Dirac-Delta Functions and Double Integrals

[zheng89120]

Homework Statement

show that $\delta$(x-ct)$\delta$(x+ct) = $\delta$(x)$\delta$(t)

P.S. sorry I mean't:

show that 2C*$\delta$(x-ct)$\delta$(x+ct) = $\delta$(x)$\delta$(t)

Homework Equations

calculus and Dirac-delta properties

The Attempt at a Solution

$$d/dx \int_{-\infty}^x\delta(x-ct)\delta(x+ct) = \delta(x)\delta(t) dx$$

P.S. sorry I mean't:

$$2C*d/dx \int_{-\infty}^x\delta(x-ct)\delta(x+ct) = ...$$

there are a couple of really weird steps that somebody else used after the above

 

[Mark44]

Homework Statement

show that $\delta$(x-ct)$\delta$(x+ct) = $\delta$(x)$\delta$(t)

Homework Equations

calculus and Dirac-delta properties

The Attempt at a Solution

$$d/dx \int_{-\infty}^x\delta(x-ct)\delta(x+ct) = \delta(x)\delta(t) dx$$

there are a couple of really weird steps that somebody else used after the above

Why are you taking the derivative?
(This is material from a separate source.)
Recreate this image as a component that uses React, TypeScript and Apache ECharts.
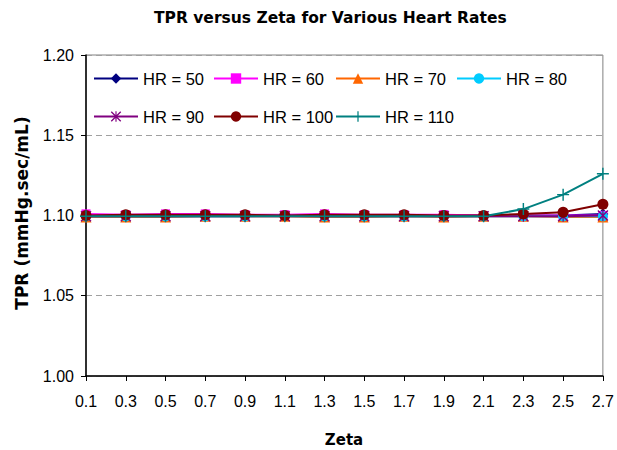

How is the Dirac delta function defined?

 

[I like Serena]

Hi zheng89120!

Do you know how to calculate for any generic function f(u,v):
$$\iint f(x-ct, x+ct) 2c \delta(x-ct) \delta(x+ct) dxdt$$

And do you also know how to calculate this double integral after a parameter transformation to (u, v), where u=x-ct and v=x+ct?